Dans un entretien accordé à l’agence de presse américaine Bloomberg, le nouveau gouverneur de la Banque centrale du Congo (BCC), André Wameso, a affirmé que son mandat sera guidé par un objectif majeur : réhabiliter le franc congolais (FC) et réduire la dépendance structurelle du pays au dollar américain. « Nous devons faire en sorte que la population fasse de nouveau confiance à sa monnaie, car je ne pense pas que nous puissions construire un nouveau Congo avec une autre monnaie que la monnaie nationale », a-t-il expliqué.
En 2012, la RDC avait lancé une stratégie pour réduire sa dépendance au dollar et stimuler l’utilisation du franc congolais. Mais cette initiative « n’a eu qu’un impact marginal et la dollarisation reste très élevée », constate la Banque mondiale dans un rapport publié en juillet dernier. En 2024, le FMI estimait que près de 85 à 90 % des prêts et environ 95 % des dépôts étaient en devises étrangères, principalement en dollars. En 2025, le Fonds a confirmé la persistance de ces niveaux, toujours supérieurs à 90 %, illustrant la difficulté pour la BCC d’exercer une politique monétaire efficace.
La stratégie de Wameso pour s’attaquer à ce problème structurel repose sur trois piliers.

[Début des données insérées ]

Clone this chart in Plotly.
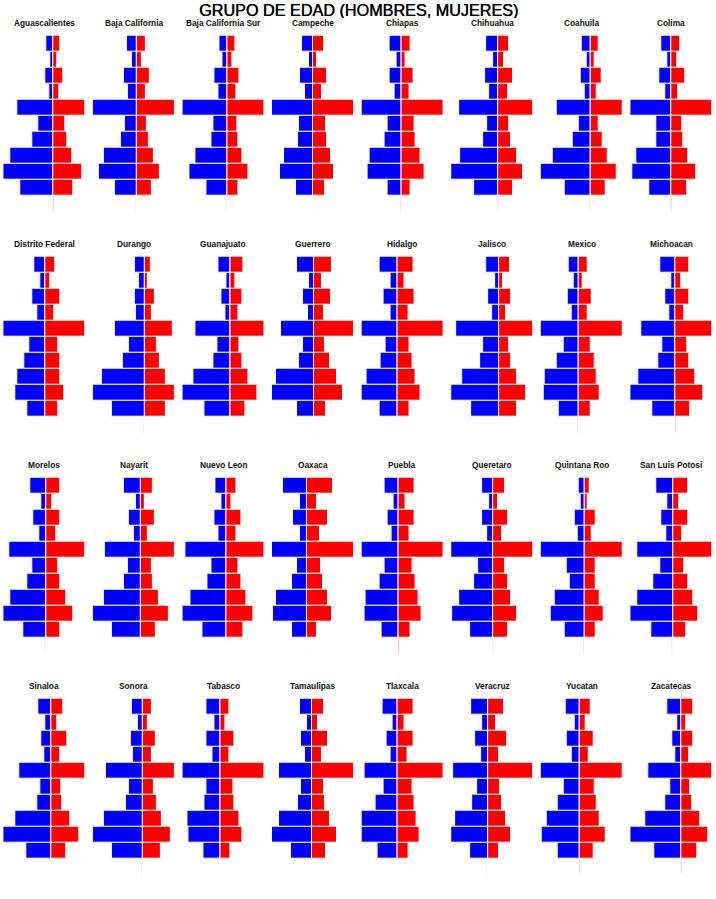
import plotly.graph_objects as go

W, H = 716, 899

TITLE = "GRUPO DE EDAD (HOMBRES, MUJERES)"

STATES = ["Aguascalientes", "Baja California", "Baja California Sur", "Campeche",
          "Chiapas", "Chihuahua", "Coahuila", "Colima",
          "Distrito Federal", "Durango", "Guanajuato", "Guerrero",
          "Hidalgo", "Jalisco", "Mexico", "Michoacan",
          "Morelos", "Nayarit", "Nuevo Leon", "Oaxaca",
          "Puebla", "Queretaro", "Quintana Roo", "San Luis Potosi",
          "Sinaloa", "Sonora", "Tabasco", "Tamaulipas",
          "Tlaxcala", "Veracruz", "Yucatan", "Zacatecas"]

# age-group categories, bottom to top (axis labels are hidden in the chart)
GROUPS = ["NE", "G10", "G9", "G8", "G7", "G6", "G5", "G4", "G3", "G2", "G1", "EXT"]

# values per state, listed for groups G1 (top bar) .. G10 (bottom bar)
MEN = [
    [7.3, 3, 8, 4.7, 36.3, 15.3, 20.7, 43.3, 50, 32.7],
    [9.7, 4.7, 12.7, 8.7, 43.7, 12, 15.3, 32.7, 38, 21.3],
    [7.7, 4.3, 12.7, 8.7, 44.7, 13.3, 15.3, 31.7, 38, 20.3],
    [11.3, 4.7, 13, 8, 41.3, 14, 15.3, 29.3, 33.7, 17],
    [12, 4.7, 12, 7, 39.7, 13.7, 16.3, 32, 34, 14],
    [12.3, 5.7, 13, 9, 39.7, 11.7, 15.7, 38.3, 47.3, 24.3],
    [8.7, 3.7, 9.7, 5.7, 33.7, 12, 17.3, 38, 49.7, 25.3],
    [10.3, 4.3, 12.3, 6.7, 41.3, 15, 15.7, 35.7, 39, 22.7],
    [11, 4.7, 12.7, 7.7, 42.3, 16.7, 21, 28.3, 30.3, 18.7],
    [10, 5.3, 10, 8.3, 30, 16, 21.3, 42.3, 51.7, 32.3],
    [12, 3.7, 9.3, 5, 35, 12.7, 17, 37.3, 48, 25.7],
    [17.7, 5.3, 11, 6.3, 33.7, 11.7, 15.3, 38, 42.3, 17.7],
    [17.7, 6.7, 13.7, 6.7, 36, 11.7, 17.3, 31, 36, 18],
    [12.7, 4.3, 10.7, 6.7, 43.3, 15.7, 19.3, 37.7, 48.3, 28.7],
    [9.3, 4.7, 10.7, 7, 37.7, 15, 21.3, 33.7, 34.7, 19.7],
    [15.7, 4.7, 10.3, 6, 34.3, 13.3, 17.3, 37.3, 45.7, 23.7],
    [15.7, 5, 12.3, 6.3, 37, 13.3, 18.3, 35.3, 42.7, 22.7],
    [16.7, 5.3, 11.7, 7.3, 36.3, 12.7, 17, 37.7, 48.3, 29.3],
    [11.3, 5.3, 12.3, 8.3, 41.7, 15.7, 19.3, 36.3, 44.3, 24.3],
    [24.3, 7.3, 14.3, 7.7, 35.7, 10.7, 16, 31.3, 34.7, 16],
    [14.7, 5.3, 11.7, 7, 37.3, 14.7, 19.3, 33.3, 34.7, 17.3],
    [11.7, 4.7, 11.7, 6.3, 42.7, 15, 19.3, 34.3, 41.7, 23.7],
    [6, 3.3, 9.3, 6.3, 43.7, 17.3, 14.3, 29.7, 33.3, 19.3],
    [17, 6, 11.7, 6.7, 36, 12.7, 19.7, 36, 42.7, 21.7],
    [13.3, 5.7, 10.3, 7.3, 32.3, 10.7, 13.7, 36.3, 48, 24.7],
    [10.3, 5, 12, 9.3, 36.3, 14, 17, 38.7, 49.7, 31],
    [14.3, 6, 13.7, 8, 38.3, 13.7, 16.3, 33, 32.7, 17],
    [12.7, 5, 11.3, 6.7, 33, 11, 14.3, 33.7, 40.3, 21.7],
    [15.3, 4.7, 11.3, 7, 33.3, 14, 21.7, 36, 36.3, 20.3],
    [17, 6, 13.3, 7, 34.7, 11.3, 16, 32.7, 37, 18],
    [14, 5.7, 13, 8.3, 39.3, 16, 22.3, 33.3, 38, 22.7],
    [14, 4.7, 9.7, 6, 33.3, 11.3, 16.7, 36.7, 51.3, 27],
]

WOMEN = [
    [7, 3.3, 9.7, 6, 31.3, 11.3, 14, 18.7, 28.7, 19.3],
    [9.7, 5, 13.7, 9.3, 38, 10, 12, 17, 23, 15.3],
    [8, 5, 13, 9.7, 37.3, 10, 11.7, 15.7, 21.7, 11.7],
    [10.3, 3.7, 13.3, 9, 40.3, 13, 13.3, 18, 20.3, 12],
    [9.7, 4.7, 12.3, 8.7, 42, 13.7, 14.7, 19, 23.3, 9],
    [11, 5.3, 15, 9.3, 34.3, 10.3, 12.7, 18.3, 25, 14.7],
    [8.3, 4.7, 11.7, 7, 32.3, 9, 12.7, 18, 26.7, 16],
    [9, 5.7, 13.3, 7, 40.3, 10.7, 11.3, 16.3, 24.7, 15.7],
    [10.3, 5.3, 15.3, 9.3, 39.7, 12.7, 14.7, 15, 18.7, 13],
    [6.3, 3.7, 10, 7.3, 28, 12, 15.3, 21.7, 30, 21.7],
    [13.3, 4.7, 12, 7.7, 34, 9.7, 12, 18.7, 27.3, 15.7],
    [17.7, 8, 16.7, 9.3, 39.3, 10.7, 15.3, 22.7, 28.3, 11.7],
    [15.7, 7, 17, 10.7, 46, 12.3, 15.3, 18.3, 23, 11.7],
    [10.7, 4.3, 12, 7.3, 33.7, 10, 11.7, 18.3, 26.7, 18],
    [9.7, 4.7, 13.7, 9.3, 44, 12.3, 16, 18.3, 21.3, 12.3],
    [14.3, 5.7, 14.3, 9, 36.7, 11.3, 13.7, 20.3, 27.7, 15.3],
    [15, 6.3, 14.3, 10.3, 39.3, 12.7, 14.7, 20.7, 27.3, 14.7],
    [11.7, 4.3, 13.7, 7.3, 33.7, 11, 12, 18.3, 28.3, 15.3],
    [10.3, 5.3, 15, 10.3, 37.7, 12, 14.7, 19.7, 27, 16.7],
    [26, 9.7, 20.7, 12.3, 46.7, 13.3, 15.3, 21, 25.3, 9.7],
    [15.3, 6.3, 16, 10.3, 44.3, 14, 16.7, 19.3, 22.3, 11.3],
    [11.7, 4.7, 14.7, 8.7, 39.7, 12, 15, 18.3, 24, 14.7],
    [5.7, 3, 11, 7.7, 38.3, 11.7, 11, 16, 19.7, 11],
    [15.7, 6, 15.7, 9.3, 39, 11, 15, 20, 25.3, 13.3],
    [12.7, 6, 16.7, 9.3, 34, 10.3, 11.3, 19.7, 28.3, 15],
    [9.7, 5, 13, 9.7, 32, 11.3, 14, 19.7, 28.7, 18],
    [9, 5, 14.3, 9, 44, 12.7, 13.7, 18.7, 22.3, 10.3],
    [12.3, 6.3, 16.3, 10, 41.7, 11.7, 13.3, 18, 25.3, 14.3],
    [16.3, 6.7, 16.3, 9.7, 46, 14.7, 17, 18.7, 22.3, 11.3],
    [16.7, 8, 19.3, 11, 45.3, 12, 14.7, 18.7, 23.7, 11.3],
    [10.7, 5.3, 14, 9, 42.3, 14.3, 17, 19.7, 26, 14],
    [11.7, 4.7, 11.3, 7.3, 30.3, 9, 11, 18.3, 26.3, 15.7],
]

# tiny "NE" (not specified) group at the bottom and an extra group at the top
NE_MEN = [0.25] * 32
NE_WOMEN = [0.25] * 32
EXT_MEN = [0] * 32
EXT_WOMEN = [0] * 25 + [0.9] + [0] * 5 + [0.9]

BLUE = "#0000FF"
RED = "#FF0000"
FONT = "Liberation Sans, Arial, sans-serif"

fig = go.Figure()
layout = {}
annotations = []

COL_X0, COL_PITCH, COL_W = 3.3, 89.57, 81.7
ROW_TOP, ROW_PITCH, SLOT = 35.7, 221.0, 16.0
TITLE_Y0 = 22.6

for i, st in enumerate(STATES):
    r, c = divmod(i, 8)
    suf = "" if i == 0 else str(i + 1)
    men = [NE_MEN[i]] + MEN[i][::-1] + [EXT_MEN[i]]
    wom = [NE_WOMEN[i]] + WOMEN[i][::-1] + [EXT_WOMEN[i]]
    fig.add_trace(go.Bar(
        y=GROUPS, x=[-v for v in men], orientation="h",
        marker=dict(color=BLUE, line=dict(color="white", width=1)),
        xaxis="x" + suf, yaxis="y" + suf, name="Hombres", hoverinfo="skip"))
    fig.add_trace(go.Bar(
        y=GROUPS, x=wom, orientation="h",
        marker=dict(color=RED, line=dict(color="white", width=1)),
        xaxis="x" + suf, yaxis="y" + suf, name="Mujeres", hoverinfo="skip"))

    x0 = COL_X0 + COL_PITCH * c
    x1 = x0 + COL_W
    top = ROW_TOP + ROW_PITCH * r - SLOT * 0.5
    bot = ROW_TOP + ROW_PITCH * r + SLOT * 11
    layout["xaxis" + suf] = dict(domain=[x0 / W, x1 / W], visible=False,
                                 range=[-max(men), max(wom)], fixedrange=True)
    layout["yaxis" + suf] = dict(domain=[1 - bot / H, 1 - top / H], visible=False,
                                 type="category", categoryorder="array",
                                 categoryarray=GROUPS, range=[-0.5, 11.0],
                                 fixedrange=True)
    annotations.append(dict(
        text="<b>" + st + "</b>", x=(x0 + x1) / 2 / W, y=1 - (TITLE_Y0 + ROW_PITCH * r) / H,
        xref="paper", yref="paper", xanchor="center", yanchor="middle",
        showarrow=False, font=dict(family=FONT, size=8.3, color="#111111")))

annotations.append(dict(
    text=TITLE, x=0.5, y=1.0, xref="paper", yref="paper",
    xanchor="center", yanchor="top", showarrow=False, borderpad=0,
    height=17, valign="middle",
    font=dict(family=FONT, size=16.2, color="black",
              shadow="0.4px 0 0 black")))

fig.update_layout(
    width=W, height=H, margin=dict(l=0, r=0, t=0, b=0),
    paper_bgcolor="white", plot_bgcolor="white",
    barmode="overlay", bargap=0, showlegend=False,
    annotations=annotations, **layout)

fig.write_html("out.html")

Le premier consiste à stabiliser la monnaie grâce à des interventions ponctuelles sur le marché de change, une communication maîtrisée et une politique monétaire restrictive, tant que l’inflation n’est pas ramenée et consolidée à 7 %. Le deuxième vise à créer une demande structurelle de FC, en proposant des rendements attractifs sur les bons de la BCC et les obligations du Trésor libellées en monnaie nationale, tout en stimulant le crédit domestique, notamment dans le secteur de l’habitat. Enfin, le troisième pilier concerne la facilitation des paiements en franc congolais, en rendant son usage systématique dans les transactions numériques et de détail, afin que le recours au dollar cesse d’être l’option la plus simple.
Premières actions
Dès sa prise de fonction, Wameso a ordonné une injection de 50 millions de dollars sur le marché interbancaire, au taux de 2 776 FC pour un dollar. Cette intervention visait à calmer les tensions de change, conformément à la stratégie d’intervention adoptée en janvier dernier avec l’appui du FMI. Elle s’inscrit dans un cadre de politique monétaire déjà restrictive, avec un taux directeur maintenu à 25 % depuis août 2023, destiné à contenir l’inflation, établie à 8,5 % en glissement annuel fin juillet 2025.
Pour atteindre son objectif, l’ancien conseiller économique du président Tshisekedi doit également veiller à l’application des mesures décidées avant son arrivée. En juin 2024, la BCC avait par exemple imposé la reconfiguration de tous les terminaux de paiement électronique pour qu’ils n’acceptent que le franc congolais. Mais cette obligation, entrée en vigueur fin juillet 2024, n’est toujours pas respectée à ce jour.
De manière générale, la réussite de ce pari repose sur plusieurs conditions. Il faudra maintenir une crédibilité anti-inflation, de sorte que les taux d’intérêt réels positifs incitent ménages et entreprises à épargner en monnaie nationale. Le marché financier local devra aussi s’élargir, avec des instruments liquides et un marché secondaire actif pour asseoir la confiance. À cela s’ajoute une discipline budgétaire stricte : si le Trésor contraignait la BCC à financer le déficit, l’ancrage monétaire serait aussitôt remis en cause. Enfin, le fonctionnement transparent du marché de change sera essentiel pour éviter que les ajustements passent par le marché parallèle.
Risques
Les risques restent nombreux. Une transition trop rapide pourrait alimenter un marché informel de devises et fragmenter les prix. Des ventes de dollars non soutenues par des entrées suffisantes fragiliseraient les réserves internationales, qui couvrent actuellement à peine trois mois d’importations. Et une conversion trop brutale des portefeuilles bancaires du dollar vers le franc congolais pourrait accroître le risque de défauts de paiement.
Dans les prochains mois, trois indicateurs seront déterminants pour juger de la crédibilité de cette stratégie : l’écart entre le taux officiel et le taux parallèle, l’appétit du marché pour les instruments en franc congolais, et l’évolution de l’usage effectif du FC dans les paiements électroniques et mobiles. Si ces signaux passent au vert, l’économie congolaise commencera à se réapproprier sa monnaie.
En plaçant la dédollarisation au centre de son mandat et en l’affirmant dès ses premiers entretiens internationaux, André Wameso a donné le ton. La tâche est immense et semée de risques, mais la feuille de route est claire : stabiliser, créer de la valeur pour le franc congolais et en faciliter l’usage. Si l’exécution suit, il pourrait ouvrir une nouvelle ère de souveraineté monétaire pour la RDC.